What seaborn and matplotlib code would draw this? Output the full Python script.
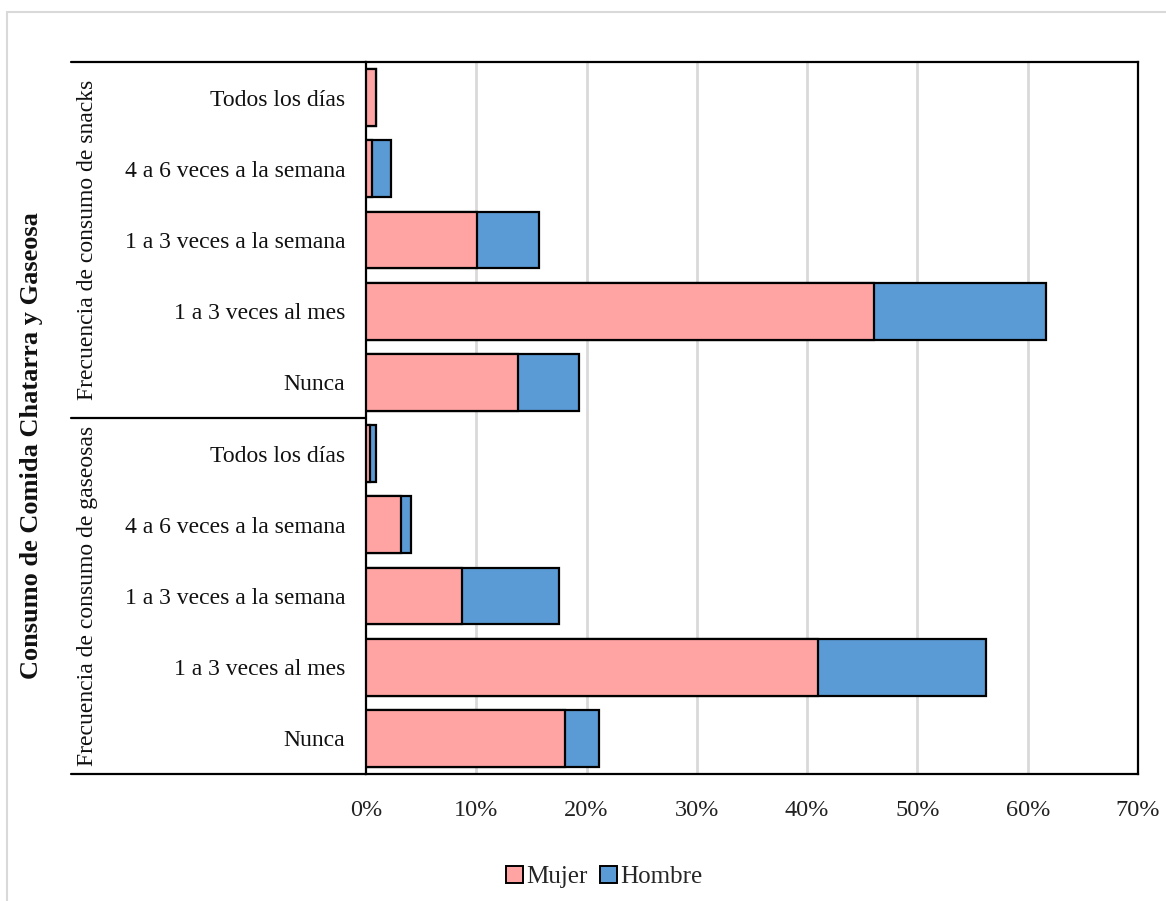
import matplotlib
matplotlib.use("Agg")
import matplotlib.pyplot as plt
from matplotlib.lines import Line2D
from matplotlib.patches import Patch
from matplotlib.ticker import PercentFormatter
import seaborn as sns
import pandas as pd

sns.set_theme(style="white")
plt.rcParams["font.family"] = ["Liberation Serif", "DejaVu Serif"]

# Frequency categories (top to bottom inside each group)
frecuencias = ["Todos los días", "4 a 6 veces a la semana", "1 a 3 veces a la semana",
               "1 a 3 veces al mes", "Nunca"]
grupos = ["Frecuencia de consumo de snacks", "Frecuencia de consumo de gaseosas"]

# Percentages by sex
mujer_snacks = [0.9, 0.5, 10.1, 46.1, 13.8]
hombre_snacks = [0.0, 1.8, 5.6, 15.6, 5.5]
mujer_gaseosas = [0.4, 3.2, 8.7, 41.0, 18.0]
hombre_gaseosas = [0.5, 0.9, 8.8, 15.2, 3.1]

x_ticks = [0, 10, 20, 30, 40, 50, 60, 70]

color_mujer = "#FFA3A3"
color_hombre = "#5B9BD5"

rows = []
for g, muj, hom in [(grupos[0], mujer_snacks, hombre_snacks),
                    (grupos[1], mujer_gaseosas, hombre_gaseosas)]:
    for f, m, h in zip(frecuencias, muj, hom):
        rows.append({"clave": f"{g}|{f}", "frecuencia": f, "Mujer": m, "Hombre": h})
df = pd.DataFrame(rows)
df["Total"] = df["Mujer"] + df["Hombre"]
order = list(df["clave"])

fig = plt.figure(figsize=(11.66, 9.01), dpi=100)
ax = fig.add_axes([366 / 1166, 1 - 774 / 901, (1138 - 366) / 1166, (774 - 62) / 901])

# Stacked bars: total first (Hombre colour), then Mujer on top
sns.barplot(data=df, y="clave", x="Total", order=order, orient="h", color=color_hombre,
            saturation=1, width=0.8, edgecolor="black", linewidth=1.6, ax=ax, zorder=3)
sns.barplot(data=df, y="clave", x="Mujer", order=order, orient="h", color=color_mujer,
            saturation=1, width=0.8, edgecolor="black", linewidth=1.6, ax=ax, zorder=4)

ax.set_xlim(0, 70)
ax.set_ylim(9.5, -0.5)
ax.set_xticks(x_ticks)
ax.xaxis.set_major_formatter(PercentFormatter(decimals=0))
ax.tick_params(axis="x", labelsize=17.5, length=0, pad=19, colors="#222222")
ax.set_yticks(range(len(order)))
ax.set_yticklabels(df["frecuencia"], fontsize=17, color="#111111")
ax.tick_params(axis="y", length=0, pad=15)
ax.set_xlabel("")
ax.set_ylabel("")

for v in x_ticks[1:-1]:
    ax.axvline(v, color="#D9D9D9", linewidth=2, zorder=1)

for side in ["left", "right", "top", "bottom"]:
    ax.spines[side].set_visible(True)
    ax.spines[side].set_color("black")
    ax.spines[side].set_linewidth(1.6)

# Group separators extending into the label area
x0 = 71 / 1166
xa = 366 / 1166
for ypix in [62, 418, 774]:
    yf = 1 - ypix / 901
    fig.add_artist(Line2D([x0, xa], [yf, yf], color="black", linewidth=1.6,
                          transform=fig.transFigure))

# Group labels (rotated)
for g, ytop, ybot in [(grupos[0], 62, 418), (grupos[1], 418, 774)]:
    fig.text(88 / 1166, 1 - (ytop + ybot) / 2 / 901, g, rotation=90, ha="center",
             va="center", fontsize=17, color="#111111")

fig.text(32 / 1166, 1 - 446 / 901, "Consumo de Comida Chatarra y Gaseosa", rotation=90,
         ha="center", va="center", fontsize=19, fontweight="bold", color="#111111")

# Legend
handles = [Patch(facecolor=color_mujer, edgecolor="black", linewidth=1.4, label="Mujer"),
           Patch(facecolor=color_hombre, edgecolor="black", linewidth=1.4, label="Hombre")]
fig.legend(handles=handles, loc="center", bbox_to_anchor=(604 / 1166, 1 - 877 / 901),
           ncol=2, frameon=False, fontsize=18, handlelength=0.7, handleheight=0.7,
           handletextpad=0.1, columnspacing=0.5)

# Chart area frame
fig.add_artist(Line2D([7 / 1166, 7 / 1166], [0, 1 - 12 / 901], color="#D9D9D9",
                      linewidth=1.5, transform=fig.transFigure))
fig.add_artist(Line2D([7 / 1166, 1], [1 - 12 / 901, 1 - 12 / 901], color="#D9D9D9",
                      linewidth=1.5, transform=fig.transFigure))

fig.savefig("out.png", dpi=100, facecolor="white")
● ● ● ●
> _Set task_:
Extract the lines exactly, please: the first line of the listing, the line with "linewidth=1.6, ax=ax, zorder=4)", and every line between them, but no pictures.

> _Response to the task_:
What seaborn and matplotlib code would draw this? Output the full Python script.
import matplotlib
matplotlib.use("Agg")
import matplotlib.pyplot as plt
from matplotlib.lines import Line2D
from matplotlib.patches import Patch
from matplotlib.ticker import PercentFormatter
import seaborn as sns
import pandas as pd

sns.set_theme(style="white")
plt.rcParams["font.family"] = ["Liberation Serif", "DejaVu Serif"]

# Frequency categories (top to bottom inside each group)
frecuencias = ["Todos los días", "4 a 6 veces a la semana", "1 a 3 veces a la semana",
               "1 a 3 veces al mes", "Nunca"]
grupos = ["Frecuencia de consumo de snacks", "Frecuencia de consumo de gaseosas"]

# Percentages by sex
mujer_snacks = [0.9, 0.5, 10.1, 46.1, 13.8]
hombre_snacks = [0.0, 1.8, 5.6, 15.6, 5.5]
mujer_gaseosas = [0.4, 3.2, 8.7, 41.0, 18.0]
hombre_gaseosas = [0.5, 0.9, 8.8, 15.2, 3.1]

x_ticks = [0, 10, 20, 30, 40, 50, 60, 70]

color_mujer = "#FFA3A3"
color_hombre = "#5B9BD5"

rows = []
for g, muj, hom in [(grupos[0], mujer_snacks, hombre_snacks),
                    (grupos[1], mujer_gaseosas, hombre_gaseosas)]:
    for f, m, h in zip(frecuencias, muj, hom):
        rows.append({"clave": f"{g}|{f}", "frecuencia": f, "Mujer": m, "Hombre": h})
df = pd.DataFrame(rows)
df["Total"] = df["Mujer"] + df["Hombre"]
order = list(df["clave"])

fig = plt.figure(figsize=(11.66, 9.01), dpi=100)
ax = fig.add_axes([366 / 1166, 1 - 774 / 901, (1138 - 366) / 1166, (774 - 62) / 901])

# Stacked bars: total first (Hombre colour), then Mujer on top
sns.barplot(data=df, y="clave", x="Total", order=order, orient="h", color=color_hombre,
            saturation=1, width=0.8, edgecolor="black", linewidth=1.6, ax=ax, zorder=3)
sns.barplot(data=df, y="clave", x="Mujer", order=order, orient="h", color=color_mujer,
            saturation=1, width=0.8, edgecolor="black", linewidth=1.6, ax=ax, zorder=4)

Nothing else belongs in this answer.